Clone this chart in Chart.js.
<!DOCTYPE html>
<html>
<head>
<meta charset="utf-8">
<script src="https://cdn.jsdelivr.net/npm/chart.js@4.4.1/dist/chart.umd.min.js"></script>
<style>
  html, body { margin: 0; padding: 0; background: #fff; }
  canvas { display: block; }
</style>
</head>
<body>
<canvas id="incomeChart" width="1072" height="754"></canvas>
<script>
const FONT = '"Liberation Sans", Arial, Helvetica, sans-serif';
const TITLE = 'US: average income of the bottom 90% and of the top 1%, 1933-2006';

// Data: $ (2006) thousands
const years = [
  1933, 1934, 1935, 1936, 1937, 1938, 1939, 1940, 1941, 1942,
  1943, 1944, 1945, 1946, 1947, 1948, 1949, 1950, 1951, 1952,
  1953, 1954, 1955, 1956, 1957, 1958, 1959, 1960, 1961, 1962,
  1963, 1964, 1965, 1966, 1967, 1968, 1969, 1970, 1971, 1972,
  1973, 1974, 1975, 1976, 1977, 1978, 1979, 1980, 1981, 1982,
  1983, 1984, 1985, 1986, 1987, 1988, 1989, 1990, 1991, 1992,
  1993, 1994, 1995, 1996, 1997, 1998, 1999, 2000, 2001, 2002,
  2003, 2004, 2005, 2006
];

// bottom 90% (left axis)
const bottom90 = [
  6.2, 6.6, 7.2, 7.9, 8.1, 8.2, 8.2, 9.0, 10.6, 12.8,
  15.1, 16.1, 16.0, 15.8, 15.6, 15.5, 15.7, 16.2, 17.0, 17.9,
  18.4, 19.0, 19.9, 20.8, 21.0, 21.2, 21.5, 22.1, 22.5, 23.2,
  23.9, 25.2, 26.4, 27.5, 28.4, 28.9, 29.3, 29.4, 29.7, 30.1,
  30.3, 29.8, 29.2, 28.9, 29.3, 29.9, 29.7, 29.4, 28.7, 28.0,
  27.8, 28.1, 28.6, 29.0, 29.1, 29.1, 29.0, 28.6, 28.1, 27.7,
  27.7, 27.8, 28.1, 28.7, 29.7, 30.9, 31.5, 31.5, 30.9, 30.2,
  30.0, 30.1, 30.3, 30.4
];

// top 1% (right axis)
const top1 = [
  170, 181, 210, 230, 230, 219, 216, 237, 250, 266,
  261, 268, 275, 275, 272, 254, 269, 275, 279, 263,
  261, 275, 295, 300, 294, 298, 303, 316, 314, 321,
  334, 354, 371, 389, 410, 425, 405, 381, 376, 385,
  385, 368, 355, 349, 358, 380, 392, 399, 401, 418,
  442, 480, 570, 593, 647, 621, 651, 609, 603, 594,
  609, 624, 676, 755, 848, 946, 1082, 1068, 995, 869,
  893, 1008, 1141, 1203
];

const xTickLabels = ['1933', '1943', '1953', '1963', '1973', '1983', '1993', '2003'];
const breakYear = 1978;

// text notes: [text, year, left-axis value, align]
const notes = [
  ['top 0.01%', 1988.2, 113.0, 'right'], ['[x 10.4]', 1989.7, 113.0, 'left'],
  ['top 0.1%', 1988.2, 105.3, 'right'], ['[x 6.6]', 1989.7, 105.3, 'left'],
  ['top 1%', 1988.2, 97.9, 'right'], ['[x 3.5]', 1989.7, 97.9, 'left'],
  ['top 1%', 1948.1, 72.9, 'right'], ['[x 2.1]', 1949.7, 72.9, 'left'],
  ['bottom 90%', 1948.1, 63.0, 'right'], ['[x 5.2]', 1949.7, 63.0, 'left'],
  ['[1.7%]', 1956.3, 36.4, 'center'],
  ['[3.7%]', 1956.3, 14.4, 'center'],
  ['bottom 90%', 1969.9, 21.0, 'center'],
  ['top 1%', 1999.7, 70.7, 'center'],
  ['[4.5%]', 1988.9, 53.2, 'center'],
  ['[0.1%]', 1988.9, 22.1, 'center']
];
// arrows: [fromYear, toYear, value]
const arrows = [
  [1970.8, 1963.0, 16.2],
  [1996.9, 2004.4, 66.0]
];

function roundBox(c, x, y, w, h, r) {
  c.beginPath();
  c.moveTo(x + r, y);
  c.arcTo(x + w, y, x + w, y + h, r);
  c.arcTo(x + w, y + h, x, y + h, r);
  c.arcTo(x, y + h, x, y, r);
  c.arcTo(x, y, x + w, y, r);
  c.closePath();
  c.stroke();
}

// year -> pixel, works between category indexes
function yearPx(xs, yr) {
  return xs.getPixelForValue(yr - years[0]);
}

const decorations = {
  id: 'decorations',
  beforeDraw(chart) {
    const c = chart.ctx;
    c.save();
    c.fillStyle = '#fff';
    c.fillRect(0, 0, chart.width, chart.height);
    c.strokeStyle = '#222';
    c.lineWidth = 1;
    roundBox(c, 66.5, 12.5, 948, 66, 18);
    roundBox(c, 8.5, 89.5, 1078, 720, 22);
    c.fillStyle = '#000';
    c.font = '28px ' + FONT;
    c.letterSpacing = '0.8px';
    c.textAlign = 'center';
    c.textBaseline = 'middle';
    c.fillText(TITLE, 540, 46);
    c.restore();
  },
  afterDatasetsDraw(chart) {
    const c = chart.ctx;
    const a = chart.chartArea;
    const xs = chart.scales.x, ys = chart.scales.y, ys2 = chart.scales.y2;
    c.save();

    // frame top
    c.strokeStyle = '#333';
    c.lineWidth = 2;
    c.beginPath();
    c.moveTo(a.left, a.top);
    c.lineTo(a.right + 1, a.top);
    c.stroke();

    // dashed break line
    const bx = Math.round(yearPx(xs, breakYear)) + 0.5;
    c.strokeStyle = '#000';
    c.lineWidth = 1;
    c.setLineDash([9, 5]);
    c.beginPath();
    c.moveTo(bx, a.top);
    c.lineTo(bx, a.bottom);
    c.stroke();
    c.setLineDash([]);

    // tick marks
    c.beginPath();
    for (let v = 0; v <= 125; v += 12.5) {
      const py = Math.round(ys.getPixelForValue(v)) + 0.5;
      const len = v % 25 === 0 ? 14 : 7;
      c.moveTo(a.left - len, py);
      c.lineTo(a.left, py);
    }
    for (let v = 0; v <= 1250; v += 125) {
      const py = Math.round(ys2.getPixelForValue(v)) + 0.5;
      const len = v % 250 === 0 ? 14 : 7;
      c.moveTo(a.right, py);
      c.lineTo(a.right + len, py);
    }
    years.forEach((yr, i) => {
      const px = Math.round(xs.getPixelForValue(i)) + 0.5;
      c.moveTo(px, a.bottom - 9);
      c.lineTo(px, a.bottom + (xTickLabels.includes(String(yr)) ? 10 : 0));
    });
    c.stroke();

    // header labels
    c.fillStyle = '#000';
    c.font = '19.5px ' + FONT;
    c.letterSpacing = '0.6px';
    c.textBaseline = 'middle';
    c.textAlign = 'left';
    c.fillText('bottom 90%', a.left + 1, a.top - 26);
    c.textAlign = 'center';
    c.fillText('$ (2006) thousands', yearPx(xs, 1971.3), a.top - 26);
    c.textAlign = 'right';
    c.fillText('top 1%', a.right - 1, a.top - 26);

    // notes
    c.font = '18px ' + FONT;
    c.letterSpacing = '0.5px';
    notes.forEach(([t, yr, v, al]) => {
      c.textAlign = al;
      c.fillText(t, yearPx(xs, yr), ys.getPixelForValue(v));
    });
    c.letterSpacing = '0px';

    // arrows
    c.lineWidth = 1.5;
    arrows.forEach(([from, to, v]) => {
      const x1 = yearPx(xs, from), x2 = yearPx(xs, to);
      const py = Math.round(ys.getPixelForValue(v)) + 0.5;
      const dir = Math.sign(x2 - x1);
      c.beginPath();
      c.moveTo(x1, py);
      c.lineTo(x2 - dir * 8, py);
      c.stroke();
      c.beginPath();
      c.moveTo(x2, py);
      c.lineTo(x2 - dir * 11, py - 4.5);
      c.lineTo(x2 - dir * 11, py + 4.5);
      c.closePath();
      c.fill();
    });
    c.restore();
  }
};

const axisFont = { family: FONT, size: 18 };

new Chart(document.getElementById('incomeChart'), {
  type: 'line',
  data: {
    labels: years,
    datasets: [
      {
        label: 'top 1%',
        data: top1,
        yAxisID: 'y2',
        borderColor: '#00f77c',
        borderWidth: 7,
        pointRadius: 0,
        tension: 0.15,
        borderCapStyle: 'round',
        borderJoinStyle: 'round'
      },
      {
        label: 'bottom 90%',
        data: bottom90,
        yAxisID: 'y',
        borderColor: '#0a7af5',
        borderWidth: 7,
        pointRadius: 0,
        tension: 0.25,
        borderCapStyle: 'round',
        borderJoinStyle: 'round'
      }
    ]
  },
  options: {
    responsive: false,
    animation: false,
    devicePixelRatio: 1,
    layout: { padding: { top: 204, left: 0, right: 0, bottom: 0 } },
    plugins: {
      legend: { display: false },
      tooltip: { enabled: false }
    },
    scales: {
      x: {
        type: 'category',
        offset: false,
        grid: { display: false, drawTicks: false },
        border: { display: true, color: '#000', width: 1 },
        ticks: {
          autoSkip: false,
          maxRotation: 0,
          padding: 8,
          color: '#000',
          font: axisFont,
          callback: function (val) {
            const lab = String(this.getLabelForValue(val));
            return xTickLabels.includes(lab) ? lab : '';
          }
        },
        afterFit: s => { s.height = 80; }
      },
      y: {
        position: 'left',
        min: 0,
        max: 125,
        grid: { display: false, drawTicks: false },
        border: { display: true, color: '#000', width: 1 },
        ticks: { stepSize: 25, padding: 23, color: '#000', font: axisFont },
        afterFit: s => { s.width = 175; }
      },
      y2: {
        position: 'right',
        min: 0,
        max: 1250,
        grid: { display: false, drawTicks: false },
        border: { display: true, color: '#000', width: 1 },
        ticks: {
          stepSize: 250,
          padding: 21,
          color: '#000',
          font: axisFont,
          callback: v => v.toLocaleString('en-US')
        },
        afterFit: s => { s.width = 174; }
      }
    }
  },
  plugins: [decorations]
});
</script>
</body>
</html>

## [What you are asked to do]
Exactly repeat the lines above, from the opening line through the one with "const TITLE = 'US: average", and include nothing else.

## [Exercise response]
Clone this chart in Chart.js.
<!DOCTYPE html>
<html>
<head>
<meta charset="utf-8">
<script src="https://cdn.jsdelivr.net/npm/chart.js@4.4.1/dist/chart.umd.min.js"></script>
<style>
  html, body { margin: 0; padding: 0; background: #fff; }
  canvas { display: block; }
</style>
</head>
<body>
<canvas id="incomeChart" width="1072" height="754"></canvas>
<script>
const FONT = '"Liberation Sans", Arial, Helvetica, sans-serif';
const TITLE = 'US: average income of the bottom 90% and of the top 1%, 1933-2006';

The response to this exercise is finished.